Our political leaders have failed dismally in this respect, they have let us all down and in true political fashion are now keen to blame others.

But the biggest failure of the lot has been the failure to balance national budgets. If business leaders and investors have lost confidence, it is no wonder. Outdated Keynesian economic theories of pump-priming, left-wing social policy and persistently over optimistic economic forecasting are all failures of the political class that have reduced us to this present mess.

When will politicians and others realise that you cannot have things that you cannot pay for? All that markets do is assess the financial reality and when they ‘provoke’ a crisis, by, for example, dumping Greek bonds or Northern Rock shares, it is because they can see the plain facts that politicians choose to ignore.

 

Those blind wishy-washy socialists

I am fed up with hearing people demand something for nothing. The other day I heard a ridiculous journalist called Bea Campbell arguing that old people were “entitled to be looked after by the state”. What utter nonsense.

There is no such thing as an “entitlement” to be looked after, and even if there was, the plain fact is that the state simply cannot afford to keep the swelling ranks of the aged in the fields of clover that Campbell and other wishy-washy socialists believe is their right.

All the time I hear people claiming that they are entitled to things for which they have not paid. Take teachers’ pensions. Teachers argue that they were promised retirement at 65 and a certain level of pension. They say that because teachers cannot cope when they are old, because teaching is a low-paid profession and because they have served their country (in a job from which nobody ever gets fired) that they should now be able to shuffle off into retirement. But at whose expense?

A lesson from the Chinese

Life expectancy is way higher than it was when those pension arrangements were made. The pension contributions that teachers have made nowhere near cover their pension liability. The money is not available and it cannot be simply conjured out of thin air. You would think that teachers would have the brains to understand.

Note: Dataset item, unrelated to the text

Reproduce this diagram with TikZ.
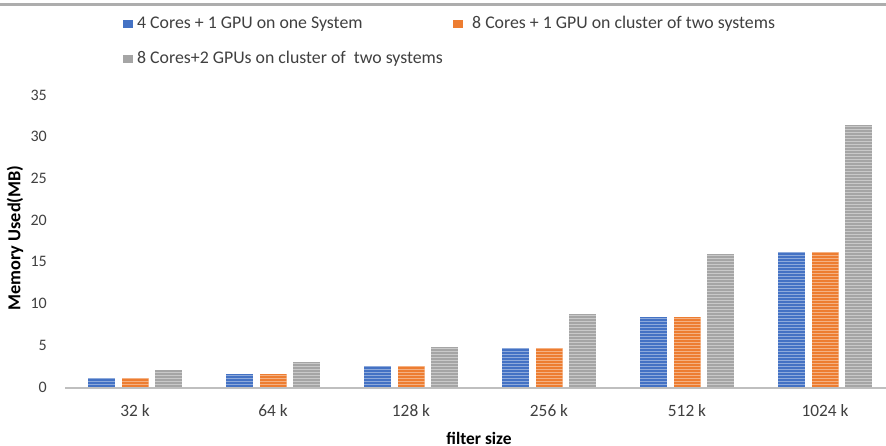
\documentclass[tikz,border=0pt]{standalone}
\usepackage{fontspec}
\setmainfont{Carlito}
\definecolor{serA}{HTML}{4472C4}
\definecolor{serB}{HTML}{ED7D31}
\definecolor{serC}{HTML}{A5A5A5}
\definecolor{axisgrey}{HTML}{BFBFBF}
\definecolor{rulegrey}{HTML}{ADADAD}
\definecolor{labelgrey}{HTML}{404040}
\tikzset{
  ticklabel/.style={anchor=east, inner sep=0pt, font=\fontsize{16}{19}\selectfont, text=labelgrey},
  catlabel/.style={anchor=center, inner sep=0pt, font=\fontsize{17.3}{20}\selectfont, text=labelgrey},
  legendtext/.style={anchor=west, inner sep=0pt, font=\fontsize{17.8}{21}\selectfont, text=labelgrey},
  axistitle/.style={inner sep=0pt, font=\fontsize{17.4}{21}\selectfont\bfseries, text=black},
  legendkey/.style={minimum width=9.5pt, minimum height=8.5pt, inner sep=0pt},
}
% one striped bar: colour, centre x, value
\newcommand\chartbar[3]{%
  \begin{scope}
    \clip ({#2-13.5},387) rectangle ({#2+13.5},{387-#3*8.34});
    \fill[#1] ({#2-13.5},387) rectangle ({#2+13.5},{387-#3*8.34});
    \foreach \k in {1,...,95}
      \draw[white, opacity=.4, line width=.9pt] ({#2-14},{387-\k*3}) -- ({#2+14},{387-\k*3});
  \end{scope}}
\begin{document}
\begin{tikzpicture}[x=1pt,y=-1pt]
\useasboundingbox (0,0) rectangle (886,446);
\fill[white] (0,0) rectangle (886,446);
% top rule
\draw[rulegrey, line width=3pt] (0,5) -- (886,5);

% legend
\node[legendkey, fill=serA] (kA) at (128,24) {};
\node[legendtext] (tA) at (137,24) {4 Cores + 1 GPU on one System};
\node[legendkey, fill=serB] (kB) at (458,24) {};
\node[legendtext] (tB) at (472,24) {8 Cores + 1 GPU on cluster of two systems};
\node[legendkey, fill=serC] (kC) at (128,59) {};
\node[legendtext] (tC) at (137,59) {8 Cores+2 GPUs on cluster of\ \ two systems};

% y tick labels
\foreach \v in {0,5,...,35}
  \node[ticklabel] (y\v) at (47,{387-\v*8.34}) {\v};

% bars
\foreach \c/\a/\b/\g [count=\i from 0] in
  {32 k/1.05/1.05/2.05, 64 k/1.55/1.55/3.0, 128 k/2.5/2.5/4.8,
   256 k/4.65/4.65/8.8, 512 k/8.35/8.35/15.95, 1024 k/16.15/16.15/31.45}{
  \pgfmathsetmacro\cx{135+138*\i}
  \chartbar{serA}{\cx-33.5}{\a}
  \chartbar{serB}{\cx}{\b}
  \chartbar{serC}{\cx+33.5}{\g}
  \node[catlabel] (c\i) at (\cx,411) {\c};
}

% category axis
\draw[axisgrey, line width=2pt] (65,388) -- (886,388);

% axis titles
\node[axistitle, rotate=90, font=\fontsize{18.3}{21}\selectfont\bfseries] (ytitle) at (15,238) {Memory Used(MB)};
\node[axistitle] (xtitle) at (479,438) {filter size};
\end{tikzpicture}
\end{document}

For years successive governments, mostly of a socialist persuasion, have mollycoddled the population with money borrowed from our children and grandchildren. Sometimes it is cruel to be kind. Have politicians not noticed that the world’s most successful economy, China, is one where people have to look after their own fortunes and their own future?

The Chinese understand the value of money, the link between education, hard work and material rewards, and the satisfaction of achievement. In our socialist utopia we have lost all of this.